_Supplied material_.

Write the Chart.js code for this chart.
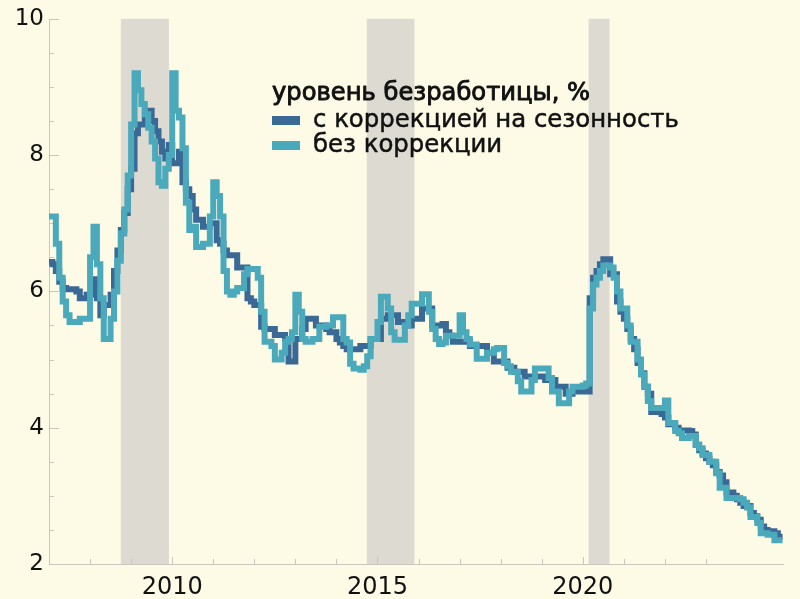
<!DOCTYPE html>
<html lang="ru">
<head>
<meta charset="utf-8">
<script src="https://cdn.jsdelivr.net/npm/chart.js@4.4.0/dist/chart.umd.min.js"></script>
<style>
  html, body { margin: 0; padding: 0; background: #fdfbe6; }
  canvas { display: block; }
</style>
</head>
<body>
<canvas id="chart" width="800" height="599"></canvas>
<script>
// monthly values, Jan 2007 .. Oct 2024
const startYear = 2007;

const seasonallyAdjusted = [
  6.43, 6.4, 6.3, 6.14, 6.05, 6.03, 6.03, 6.03, 6.0, 5.9, 5.9, 5.95,      // 2007
  5.95, 6.18, 5.9, 5.65, 5.8, 5.8, 5.95, 6.3, 6.6, 6.9, 7.15, 7.5,        // 2008
  7.8, 8.32, 8.45, 8.45, 8.65, 8.65, 8.5, 8.35, 8.2, 8.05, 7.95, 8.15,    // 2009
  7.88, 7.88, 8.05, 7.6, 7.5, 7.4, 7.2, 7.05, 7.05, 6.95, 6.95, 7.0,      // 2010
  7.0, 6.75, 6.7, 6.6, 6.53, 6.53, 6.53, 6.35, 6.35, 6.35, 5.9, 5.85,     // 2011
  5.8, 5.8, 5.48, 5.45, 5.45, 5.45, 5.36, 5.36, 5.36, 5.3, 4.97, 4.97,    // 2012
  5.3, 5.3, 5.45, 5.6, 5.6, 5.6, 5.5, 5.5, 5.5, 5.45, 5.4, 5.4,           // 2013
  5.3, 5.25, 5.2, 5.15, 5.15, 5.15, 5.15, 5.2, 5.2, 5.2, 5.3, 5.3,        // 2014
  5.3, 5.6, 5.6, 5.65, 5.65, 5.65, 5.55, 5.55, 5.5, 5.5, 5.6, 5.6,        // 2015
  5.6, 5.75, 5.75, 5.75, 5.5, 5.5, 5.5, 5.52, 5.4, 5.35, 5.26, 5.26,     // 2016
  5.26, 5.26, 5.26, 5.2, 5.2, 5.2, 5.2, 5.2, 5.1, 5.1, 4.97, 4.97,       // 2017
  4.97, 4.97, 4.88, 4.88, 4.82, 4.82, 4.82, 4.75, 4.75, 4.75, 4.75, 4.75, // 2018
  4.75, 4.7, 4.7, 4.7, 4.6, 4.6, 4.6, 4.5, 4.5, 4.53, 4.53, 4.53,         // 2019
  4.53, 4.53, 5.9, 6.2, 6.3, 6.4, 6.47, 6.47, 6.25, 6.25, 5.85, 5.7,      // 2020
  5.6, 5.45, 5.3, 5.15, 4.95, 4.8, 4.6, 4.5, 4.23, 4.23, 4.23, 4.2,       // 2021
  4.15, 4.05, 4.05, 4.0, 3.96, 3.96, 3.96, 3.95, 3.9, 3.75, 3.67, 3.62,   // 2022
  3.55, 3.5, 3.45, 3.35, 3.3, 3.2, 3.05, 3.05, 3.0, 2.95, 2.9, 2.85,      // 2023
  2.85, 2.75, 2.7, 2.65, 2.55, 2.5, 2.48, 2.48, 2.45, 2.4                 // 2024
];

const notAdjusted = [
  7.1, 7.1, 6.7, 6.2, 5.85, 5.65, 5.55, 5.55, 5.55, 5.6, 5.6, 5.6,       // 2007
  6.5, 6.95, 6.4, 5.9, 5.3, 5.3, 5.6, 6.0, 6.45, 6.85, 7.2, 7.7,          // 2008
  8.45, 9.2, 8.95, 8.75, 8.6, 8.4, 8.2, 7.95, 7.6, 7.55, 7.8, 8.0,        // 2009
  9.2, 8.65, 8.55, 8.1, 7.3, 6.9, 6.95, 6.65, 6.65, 6.7, 6.7, 7.1,        // 2010
  7.6, 7.4, 7.1, 6.3, 6.0, 5.95, 6.0, 6.05, 6.05, 6.25, 6.33, 6.33,       // 2011
  6.33, 6.2, 5.7, 5.26, 5.26, 5.2, 5.0, 5.0, 5.1, 5.26, 5.3, 5.4,         // 2012
  5.95, 5.7, 5.3, 5.26, 5.26, 5.3, 5.3, 5.48, 5.48, 5.5, 5.5, 5.62,       // 2013
  5.62, 5.62, 5.3, 5.25, 4.94, 4.87, 4.87, 4.85, 4.9, 5.05, 5.3, 5.3,     // 2014
  5.55, 5.92, 5.92, 5.75, 5.4, 5.29, 5.29, 5.29, 5.5, 5.65, 5.82, 5.82,   // 2015
  5.82, 5.96, 5.96, 5.7, 5.45, 5.3, 5.23, 5.25, 5.35, 5.35, 5.35, 5.35,   // 2016
  5.65, 5.4, 5.3, 5.22, 5.22, 5.01, 5.01, 5.01, 5.1, 5.1, 5.15, 5.17,     // 2017
  5.17, 4.95, 4.9, 4.82, 4.82, 4.68, 4.53, 4.53, 4.53, 4.7, 4.87, 4.87,   // 2018
  4.87, 4.87, 4.73, 4.53, 4.53, 4.36, 4.36, 4.36, 4.53, 4.6, 4.6, 4.6,    // 2019
  4.62, 4.65, 5.75, 6.1, 6.2, 6.3, 6.38, 6.38, 6.35, 6.2, 6.0, 5.75,      // 2020
  5.75, 5.5, 5.26, 5.26, 5.0, 4.78, 4.6, 4.39, 4.29, 4.29, 4.29, 4.29,    // 2021
  4.4, 4.07, 4.07, 3.95, 3.92, 3.85, 3.85, 3.88, 3.88, 3.75, 3.7, 3.6,    // 2022
  3.6, 3.5, 3.5, 3.33, 3.12, 3.12, 2.97, 2.97, 2.97, 2.97, 2.95, 2.9,     // 2023
  2.83, 2.69, 2.69, 2.6, 2.45, 2.45, 2.43, 2.43, 2.35, 2.35              // 2024
];

// shaded periods (decimal years)
const bandStart = [2008.75, 2014.74, 2020.14];
const bandEnd = [2009.92, 2015.9, 2020.65];

const xMin = 2007, xMax = 2024.9;
const yMin = 2, yMax = 10;
const yLabelStep = 2, yMinorStep = 0.5;
const xLabelEvery = 5;

const legendTitle = 'уровень безработицы, %';
const legendNames = ['с коррекцией на сезонность', 'без коррекции'];

const colors = {
  bg: '#fdfbe6',
  band: '#dddbd1',
  axis: '#c9c7bd',
  text: '#111111',
  sa: '#3b6996',
  nsa: '#4aa9bb'
};

const toPoints = arr => arr.map((v, i) => ({ x: startYear + (i + 0.5) / 12, y: v }));

const bandsAndAxes = {
  id: 'bandsAndAxes',
  beforeDatasetsDraw(chart) {
    const { ctx, chartArea: a, scales: { x, y } } = chart;
    ctx.save();
    ctx.fillStyle = colors.band;
    bandStart.forEach((s, i) => {
      const x0 = x.getPixelForValue(s), x1 = x.getPixelForValue(bandEnd[i]);
      ctx.fillRect(x0, a.top, x1 - x0, a.bottom - a.top);
    });
    ctx.strokeStyle = colors.axis;
    ctx.lineWidth = 1;
    ctx.beginPath();
    ctx.moveTo(a.left + 0.5, a.top);
    ctx.lineTo(a.left + 0.5, a.bottom + 0.5);
    ctx.lineTo(a.right, a.bottom + 0.5);
    // x ticks, every year, inward
    x.ticks.filter(t => Number.isInteger(t.value)).forEach(t => {
      const px = Math.round(x.getPixelForValue(t.value)) + 0.5;
      const len = t.value % xLabelEvery === 0 ? 7 : 5;
      ctx.moveTo(px, a.bottom);
      ctx.lineTo(px, a.bottom - len);
    });
    // y ticks, every 0.5, inward
    for (let v = yMin; v <= yMax + 1e-9; v += yMinorStep) {
      const py = Math.round(y.getPixelForValue(v)) + 0.5;
      const len = Math.abs(v % yLabelStep) < 1e-9 ? 10 : 5;
      ctx.moveTo(a.left, py);
      ctx.lineTo(a.left + len, py);
    }
    ctx.stroke();
    ctx.restore();
  }
};

// font size that makes the text as wide as in the original
function fitSize(ctx, text, family, width) {
  ctx.font = '100px ' + family;
  return 100 * width / ctx.measureText(text).width;
}

const legendFamily = '"DejaVu Sans", sans-serif';

const legendBox = {
  id: 'legendBox',
  afterDraw(chart) {
    const ctx = chart.ctx;
    ctx.save();
    ctx.textBaseline = 'alphabetic';
    ctx.fillStyle = colors.text;
    ctx.strokeStyle = colors.text;
    ctx.lineJoin = 'round';

    ctx.font = fitSize(ctx, legendTitle, legendFamily, 318).toFixed(2) + 'px ' + legendFamily;
    ctx.lineWidth = 0.9;
    ctx.fillText(legendTitle, 272, 100);
    ctx.strokeText(legendTitle, 272, 100);

    const size = fitSize(ctx, legendNames[0], legendFamily, 366);
    ctx.font = size.toFixed(2) + 'px ' + legendFamily;
    ctx.lineWidth = 0.5;
    const rows = [
      { color: colors.sa, name: legendNames[0], y: 127 },
      { color: colors.nsa, name: legendNames[1], y: 152 }
    ];
    rows.forEach(r => {
      ctx.fillStyle = r.color;
      ctx.fillRect(272, r.y - 11, 28, 9);
      ctx.fillStyle = colors.text;
      ctx.fillText(r.name, 313, r.y);
      ctx.strokeText(r.name, 313, r.y);
    });
    ctx.restore();
  }
};

new Chart(document.getElementById('chart'), {
  type: 'line',
  data: {
    datasets: [
      {
        label: legendNames[1],
        data: toPoints(notAdjusted),
        borderColor: colors.nsa,
        borderWidth: 6,
        stepped: 'middle',
        pointRadius: 0,
        fill: false,
        borderCapStyle: 'square',
        order: 0
      },
      {
        label: legendNames[0],
        data: toPoints(seasonallyAdjusted),
        borderColor: colors.sa,
        borderWidth: 6,
        stepped: 'middle',
        pointRadius: 0,
        fill: false,
        borderCapStyle: 'square',
        order: 1
      }
    ]
  },
  options: {
    responsive: false,
    animation: false,
    devicePixelRatio: 1,
    layout: { padding: { top: 15, right: 16, left: 0, bottom: 0 } },
    scales: {
      x: {
        type: 'linear',
        min: xMin,
        max: xMax,
        afterFit: s => { s.height = 35; },
        grid: { display: false, drawTicks: false },
        border: { display: false },
        ticks: {
          stepSize: 1,
          autoSkip: false,
          maxRotation: 0,
          padding: 9,
          color: colors.text,
          font: { family: '"DejaVu Sans", sans-serif', size: 24 },
          callback: v => (Number.isInteger(v) && v % xLabelEvery === 0) ? String(v) : ''
        }
      },
      y: {
        min: yMin,
        max: yMax,
        afterFit: s => { s.width = 49; },
        grid: { display: false, drawTicks: false },
        border: { display: false },
        ticks: {
          stepSize: yLabelStep,
          padding: 5,
          color: colors.text,
          font: { family: '"DejaVu Sans", sans-serif', size: 23 }
        }
      }
    },
    plugins: {
      legend: { display: false },
      tooltip: { enabled: false }
    }
  },
  plugins: [bandsAndAxes, legendBox]
});
</script>
</body>
</html>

_Prompt_.
Give again, exactly, the lines from the start of the data through the one holding "const startYear = 2007;"; omit the pictures.

_Result for this exercise_.
Write the Chart.js code for this chart.
<!DOCTYPE html>
<html lang="ru">
<head>
<meta charset="utf-8">
<script src="https://cdn.jsdelivr.net/npm/chart.js@4.4.0/dist/chart.umd.min.js"></script>
<style>
  html, body { margin: 0; padding: 0; background: #fdfbe6; }
  canvas { display: block; }
</style>
</head>
<body>
<canvas id="chart" width="800" height="599"></canvas>
<script>
// monthly values, Jan 2007 .. Oct 2024
const startYear = 2007;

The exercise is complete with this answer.